Written task
Read the material below and tally how many lines hold the word "that", giving the number and nothing else.

Information supplied
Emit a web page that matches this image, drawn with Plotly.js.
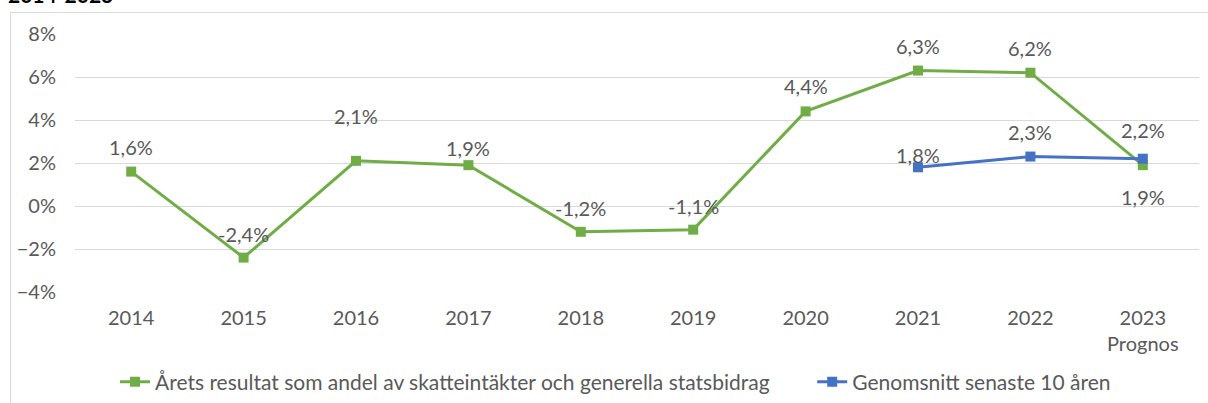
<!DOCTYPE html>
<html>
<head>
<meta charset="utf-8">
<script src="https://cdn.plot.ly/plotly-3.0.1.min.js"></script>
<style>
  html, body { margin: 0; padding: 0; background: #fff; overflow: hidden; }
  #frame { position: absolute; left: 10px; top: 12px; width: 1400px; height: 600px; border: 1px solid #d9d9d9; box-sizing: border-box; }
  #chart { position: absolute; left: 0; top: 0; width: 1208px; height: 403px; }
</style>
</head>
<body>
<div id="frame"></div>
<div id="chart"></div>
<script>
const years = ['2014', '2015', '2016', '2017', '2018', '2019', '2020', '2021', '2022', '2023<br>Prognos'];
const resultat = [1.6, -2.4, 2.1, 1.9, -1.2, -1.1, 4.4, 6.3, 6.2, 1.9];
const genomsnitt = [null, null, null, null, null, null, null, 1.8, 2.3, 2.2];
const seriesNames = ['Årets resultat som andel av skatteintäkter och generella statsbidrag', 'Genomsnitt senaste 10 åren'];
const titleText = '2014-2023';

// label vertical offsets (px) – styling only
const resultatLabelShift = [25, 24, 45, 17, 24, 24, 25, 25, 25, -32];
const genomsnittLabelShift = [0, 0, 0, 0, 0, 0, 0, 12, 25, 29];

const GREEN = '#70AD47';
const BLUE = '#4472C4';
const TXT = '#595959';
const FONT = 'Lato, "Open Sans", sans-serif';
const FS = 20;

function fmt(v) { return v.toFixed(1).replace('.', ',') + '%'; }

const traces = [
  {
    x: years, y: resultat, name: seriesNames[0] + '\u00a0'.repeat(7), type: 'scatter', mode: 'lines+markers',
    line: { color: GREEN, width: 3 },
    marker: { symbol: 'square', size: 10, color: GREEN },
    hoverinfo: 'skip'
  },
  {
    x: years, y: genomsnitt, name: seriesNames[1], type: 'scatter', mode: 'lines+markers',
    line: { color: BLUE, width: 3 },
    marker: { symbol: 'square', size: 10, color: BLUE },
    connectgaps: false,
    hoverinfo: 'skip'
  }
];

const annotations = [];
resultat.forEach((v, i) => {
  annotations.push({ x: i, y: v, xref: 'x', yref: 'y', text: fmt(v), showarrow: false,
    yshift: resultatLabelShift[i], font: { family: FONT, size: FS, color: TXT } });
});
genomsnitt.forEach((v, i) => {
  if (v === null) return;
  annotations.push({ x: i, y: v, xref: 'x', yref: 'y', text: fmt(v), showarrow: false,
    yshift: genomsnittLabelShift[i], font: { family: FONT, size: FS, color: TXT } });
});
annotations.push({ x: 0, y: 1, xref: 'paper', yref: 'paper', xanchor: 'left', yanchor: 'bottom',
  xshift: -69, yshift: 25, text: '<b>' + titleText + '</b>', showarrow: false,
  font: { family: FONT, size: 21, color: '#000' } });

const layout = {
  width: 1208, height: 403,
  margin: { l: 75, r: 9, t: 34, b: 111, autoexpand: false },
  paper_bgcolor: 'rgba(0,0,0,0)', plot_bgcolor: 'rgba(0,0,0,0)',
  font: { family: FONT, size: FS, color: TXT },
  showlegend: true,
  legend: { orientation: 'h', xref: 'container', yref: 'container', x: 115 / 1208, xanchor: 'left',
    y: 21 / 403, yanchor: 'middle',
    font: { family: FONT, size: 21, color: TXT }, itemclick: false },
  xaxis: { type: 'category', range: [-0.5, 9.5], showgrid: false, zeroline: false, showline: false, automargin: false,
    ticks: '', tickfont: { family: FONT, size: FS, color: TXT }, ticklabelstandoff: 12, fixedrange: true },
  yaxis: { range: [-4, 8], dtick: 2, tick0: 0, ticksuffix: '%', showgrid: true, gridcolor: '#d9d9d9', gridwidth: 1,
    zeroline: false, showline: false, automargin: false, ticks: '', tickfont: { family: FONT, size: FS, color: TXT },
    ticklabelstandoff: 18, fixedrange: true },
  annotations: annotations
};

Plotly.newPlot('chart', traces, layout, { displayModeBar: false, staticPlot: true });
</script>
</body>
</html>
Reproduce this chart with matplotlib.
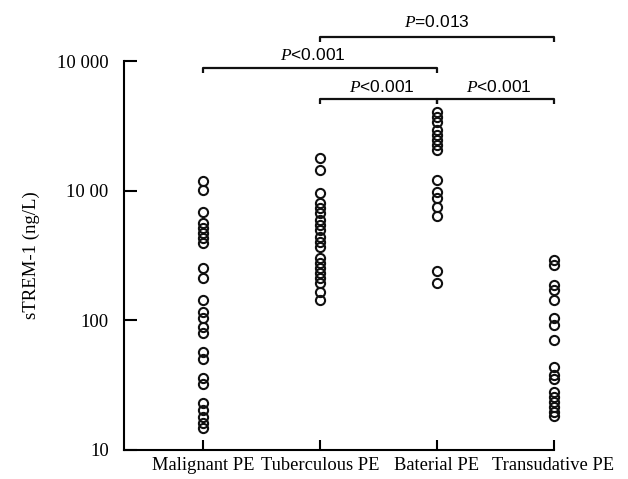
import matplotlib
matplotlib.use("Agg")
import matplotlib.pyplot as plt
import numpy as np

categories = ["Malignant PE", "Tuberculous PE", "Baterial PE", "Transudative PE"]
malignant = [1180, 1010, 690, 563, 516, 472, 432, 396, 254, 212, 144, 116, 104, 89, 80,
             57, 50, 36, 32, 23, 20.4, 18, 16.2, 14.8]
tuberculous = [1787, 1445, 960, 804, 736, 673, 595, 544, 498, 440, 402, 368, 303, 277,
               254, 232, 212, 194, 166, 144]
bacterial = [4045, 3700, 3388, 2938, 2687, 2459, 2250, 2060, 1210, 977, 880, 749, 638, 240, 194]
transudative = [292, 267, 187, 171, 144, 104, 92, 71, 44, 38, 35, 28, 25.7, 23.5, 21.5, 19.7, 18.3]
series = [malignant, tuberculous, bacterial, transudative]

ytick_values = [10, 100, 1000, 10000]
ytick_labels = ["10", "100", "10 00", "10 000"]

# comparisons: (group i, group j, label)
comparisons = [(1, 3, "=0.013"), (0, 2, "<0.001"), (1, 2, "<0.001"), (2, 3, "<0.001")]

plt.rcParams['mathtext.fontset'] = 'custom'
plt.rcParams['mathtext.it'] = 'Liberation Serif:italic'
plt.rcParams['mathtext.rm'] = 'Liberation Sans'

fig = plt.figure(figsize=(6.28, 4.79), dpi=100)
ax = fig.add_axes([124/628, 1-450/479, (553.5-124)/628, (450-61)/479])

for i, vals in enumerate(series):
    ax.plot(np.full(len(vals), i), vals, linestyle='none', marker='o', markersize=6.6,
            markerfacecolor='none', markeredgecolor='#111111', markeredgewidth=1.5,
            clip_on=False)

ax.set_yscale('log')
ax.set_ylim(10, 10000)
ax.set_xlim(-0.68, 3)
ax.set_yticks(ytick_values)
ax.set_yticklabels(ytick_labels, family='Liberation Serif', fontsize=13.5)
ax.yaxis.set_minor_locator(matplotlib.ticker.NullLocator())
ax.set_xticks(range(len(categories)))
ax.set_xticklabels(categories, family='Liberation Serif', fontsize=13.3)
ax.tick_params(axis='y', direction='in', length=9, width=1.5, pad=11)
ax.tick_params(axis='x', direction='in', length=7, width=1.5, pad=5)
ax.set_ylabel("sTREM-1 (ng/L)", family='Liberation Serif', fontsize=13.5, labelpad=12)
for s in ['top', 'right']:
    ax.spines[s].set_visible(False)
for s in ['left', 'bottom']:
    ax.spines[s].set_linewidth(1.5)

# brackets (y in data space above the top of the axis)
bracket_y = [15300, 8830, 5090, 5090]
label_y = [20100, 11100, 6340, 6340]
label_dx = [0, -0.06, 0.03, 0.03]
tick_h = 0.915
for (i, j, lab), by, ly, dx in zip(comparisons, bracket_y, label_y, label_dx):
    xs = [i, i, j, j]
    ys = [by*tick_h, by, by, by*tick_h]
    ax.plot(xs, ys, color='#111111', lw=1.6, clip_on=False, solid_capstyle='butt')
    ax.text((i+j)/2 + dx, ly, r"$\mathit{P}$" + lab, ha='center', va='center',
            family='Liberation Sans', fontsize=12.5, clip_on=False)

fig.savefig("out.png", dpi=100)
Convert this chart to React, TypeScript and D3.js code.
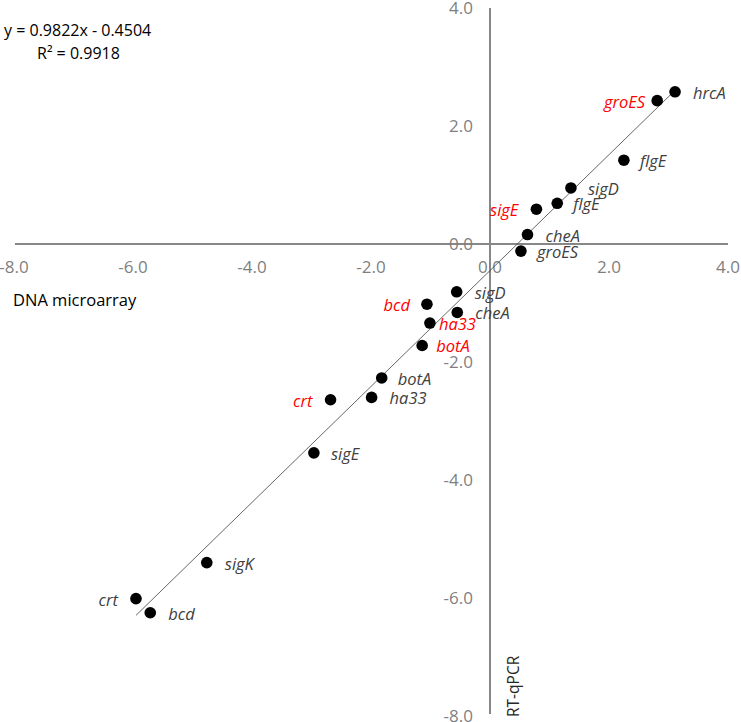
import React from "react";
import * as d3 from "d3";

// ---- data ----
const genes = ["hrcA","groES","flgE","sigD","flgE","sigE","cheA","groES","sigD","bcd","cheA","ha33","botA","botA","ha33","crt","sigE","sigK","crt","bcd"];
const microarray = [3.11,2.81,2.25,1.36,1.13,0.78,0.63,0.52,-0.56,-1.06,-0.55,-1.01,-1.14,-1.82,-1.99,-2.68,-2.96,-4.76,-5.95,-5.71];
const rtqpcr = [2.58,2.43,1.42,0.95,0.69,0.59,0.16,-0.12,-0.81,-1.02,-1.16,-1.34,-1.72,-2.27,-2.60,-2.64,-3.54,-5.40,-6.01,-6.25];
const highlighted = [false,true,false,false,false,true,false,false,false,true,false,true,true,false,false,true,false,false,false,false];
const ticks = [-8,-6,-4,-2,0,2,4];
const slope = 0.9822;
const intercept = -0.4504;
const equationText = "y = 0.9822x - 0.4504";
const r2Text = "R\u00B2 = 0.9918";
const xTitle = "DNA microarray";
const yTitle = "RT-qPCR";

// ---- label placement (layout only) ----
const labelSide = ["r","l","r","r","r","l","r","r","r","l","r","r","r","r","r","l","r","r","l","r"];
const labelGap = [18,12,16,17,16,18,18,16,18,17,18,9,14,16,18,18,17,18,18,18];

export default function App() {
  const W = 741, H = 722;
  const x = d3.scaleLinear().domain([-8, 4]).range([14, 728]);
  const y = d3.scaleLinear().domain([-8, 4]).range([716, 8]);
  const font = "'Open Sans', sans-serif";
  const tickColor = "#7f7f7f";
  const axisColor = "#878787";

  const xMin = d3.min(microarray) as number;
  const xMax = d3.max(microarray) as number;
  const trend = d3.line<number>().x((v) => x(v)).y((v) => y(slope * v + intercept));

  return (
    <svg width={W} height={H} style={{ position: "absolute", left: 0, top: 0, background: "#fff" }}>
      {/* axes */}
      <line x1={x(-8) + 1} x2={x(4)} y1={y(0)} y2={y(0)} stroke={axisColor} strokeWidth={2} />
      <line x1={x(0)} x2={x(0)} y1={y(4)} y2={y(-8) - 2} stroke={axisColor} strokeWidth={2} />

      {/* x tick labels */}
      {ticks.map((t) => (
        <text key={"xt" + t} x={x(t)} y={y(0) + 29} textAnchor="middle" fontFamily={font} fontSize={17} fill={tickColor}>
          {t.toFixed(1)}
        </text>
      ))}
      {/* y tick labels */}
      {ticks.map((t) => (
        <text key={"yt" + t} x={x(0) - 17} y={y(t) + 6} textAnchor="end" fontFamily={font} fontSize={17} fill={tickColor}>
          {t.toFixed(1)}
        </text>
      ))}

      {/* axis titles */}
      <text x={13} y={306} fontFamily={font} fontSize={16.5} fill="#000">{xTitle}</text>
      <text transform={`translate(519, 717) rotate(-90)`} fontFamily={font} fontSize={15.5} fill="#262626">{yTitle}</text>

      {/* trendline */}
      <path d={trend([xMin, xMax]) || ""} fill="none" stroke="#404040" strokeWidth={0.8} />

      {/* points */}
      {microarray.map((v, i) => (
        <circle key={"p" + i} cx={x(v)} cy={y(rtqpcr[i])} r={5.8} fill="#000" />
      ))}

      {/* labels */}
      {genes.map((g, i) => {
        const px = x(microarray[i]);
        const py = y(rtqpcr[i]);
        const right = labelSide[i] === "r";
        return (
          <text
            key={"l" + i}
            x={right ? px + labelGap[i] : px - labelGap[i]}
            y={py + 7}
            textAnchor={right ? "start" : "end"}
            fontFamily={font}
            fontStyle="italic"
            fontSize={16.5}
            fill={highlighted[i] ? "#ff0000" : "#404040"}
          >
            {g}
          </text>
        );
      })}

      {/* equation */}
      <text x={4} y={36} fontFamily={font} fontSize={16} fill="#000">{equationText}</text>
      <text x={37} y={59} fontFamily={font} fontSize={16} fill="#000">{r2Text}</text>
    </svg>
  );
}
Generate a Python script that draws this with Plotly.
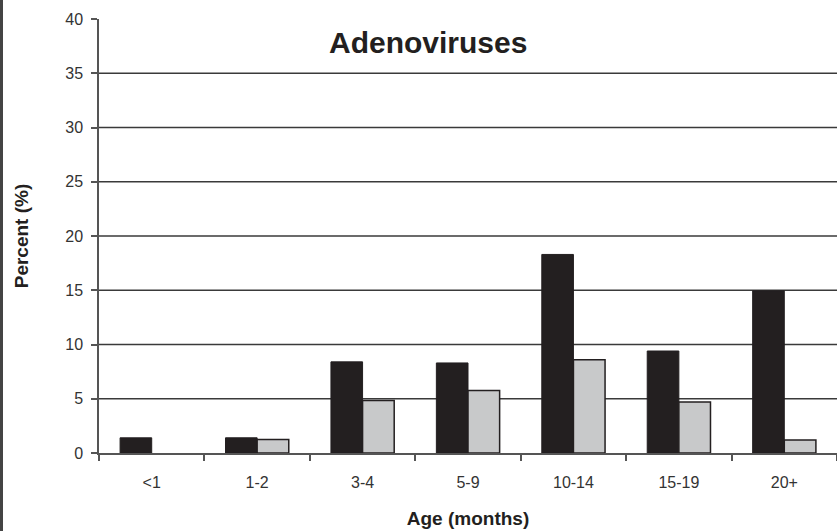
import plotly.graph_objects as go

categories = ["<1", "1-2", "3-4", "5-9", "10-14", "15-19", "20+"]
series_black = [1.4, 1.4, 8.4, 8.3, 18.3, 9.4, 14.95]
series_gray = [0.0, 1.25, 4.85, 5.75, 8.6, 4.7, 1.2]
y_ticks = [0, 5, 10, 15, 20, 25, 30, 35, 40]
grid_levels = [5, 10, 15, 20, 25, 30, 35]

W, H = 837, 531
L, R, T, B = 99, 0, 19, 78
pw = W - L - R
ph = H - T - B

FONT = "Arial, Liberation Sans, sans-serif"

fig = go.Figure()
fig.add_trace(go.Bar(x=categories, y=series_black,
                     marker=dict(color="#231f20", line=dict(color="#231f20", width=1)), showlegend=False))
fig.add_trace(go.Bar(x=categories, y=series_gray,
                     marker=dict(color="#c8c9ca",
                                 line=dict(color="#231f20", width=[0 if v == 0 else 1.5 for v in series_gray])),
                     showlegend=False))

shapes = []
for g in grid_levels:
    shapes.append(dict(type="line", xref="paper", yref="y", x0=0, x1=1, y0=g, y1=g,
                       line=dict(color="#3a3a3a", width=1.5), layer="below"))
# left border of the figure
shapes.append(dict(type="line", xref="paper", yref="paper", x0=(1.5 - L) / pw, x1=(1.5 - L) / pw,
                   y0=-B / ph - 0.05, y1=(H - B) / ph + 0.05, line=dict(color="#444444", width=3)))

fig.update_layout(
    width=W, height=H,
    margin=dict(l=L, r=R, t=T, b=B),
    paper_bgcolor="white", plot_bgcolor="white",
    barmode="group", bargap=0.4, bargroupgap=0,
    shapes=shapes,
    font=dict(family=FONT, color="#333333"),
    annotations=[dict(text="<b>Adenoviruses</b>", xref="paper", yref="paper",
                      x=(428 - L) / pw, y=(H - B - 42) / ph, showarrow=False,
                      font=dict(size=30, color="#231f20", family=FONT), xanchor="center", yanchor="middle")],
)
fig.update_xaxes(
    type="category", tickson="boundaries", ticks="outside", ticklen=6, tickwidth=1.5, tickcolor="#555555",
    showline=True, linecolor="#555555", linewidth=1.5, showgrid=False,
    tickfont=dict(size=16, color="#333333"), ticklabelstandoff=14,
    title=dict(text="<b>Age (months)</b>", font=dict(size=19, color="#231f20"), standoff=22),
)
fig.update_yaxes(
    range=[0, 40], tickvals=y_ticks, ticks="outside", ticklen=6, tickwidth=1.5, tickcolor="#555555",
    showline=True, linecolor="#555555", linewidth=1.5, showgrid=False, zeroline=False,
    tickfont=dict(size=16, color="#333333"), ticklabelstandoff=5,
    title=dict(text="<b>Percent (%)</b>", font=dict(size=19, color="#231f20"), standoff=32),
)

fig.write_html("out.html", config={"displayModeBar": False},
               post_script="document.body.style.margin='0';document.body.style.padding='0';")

Complete answer
2